Autre problème dans la sécurité au travail: la rapacité des industriels concernant les matériaux et les conditions de travail. Vous avez aimé l’amiante, vous adorez donc tous les composants chimiques que les ouvriers tripotent quotidiennement sans en connaître la nocivité. Lisez l’édifiante interview d’Annie Thébaud-Mony, directrice de recherche à l’Inserm, sur l’insouciance des industriels quant aux risques qu’ils font encourir à leurs salariés pour la gloire de la compétitivité et pour l’avancée des cancers de toutes sortes, qui devrait nous  faire faire de substantielles économies sur les retraites.
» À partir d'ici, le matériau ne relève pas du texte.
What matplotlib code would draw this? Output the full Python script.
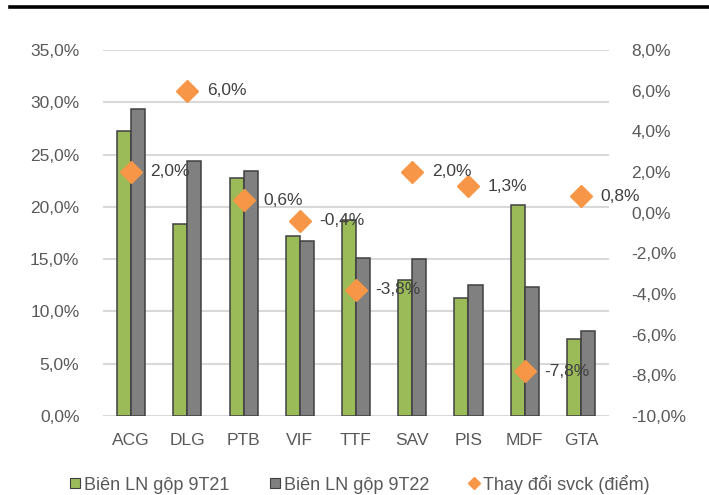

Ou référez-vous aux statistiques du Bureau International du Travail, vous passerez un agréable moment et demain vous irez bosser avec une cotte de maille.Vous pourrez constater qu’à chaque fois qu’on cherche à faire des économies d’échelle, c’est sur le facteur travail qu’on agit, le capital étant aussi sacré qu’une vache indienne. Et c’est ainsi que deux malheureux se sont irrités avec de l’eau oxygénée, ce qui n’est peut-être pas grand-chose, mais ça doit piquer quand même.

Bref, il ne s’est rien passé à Fessenheim.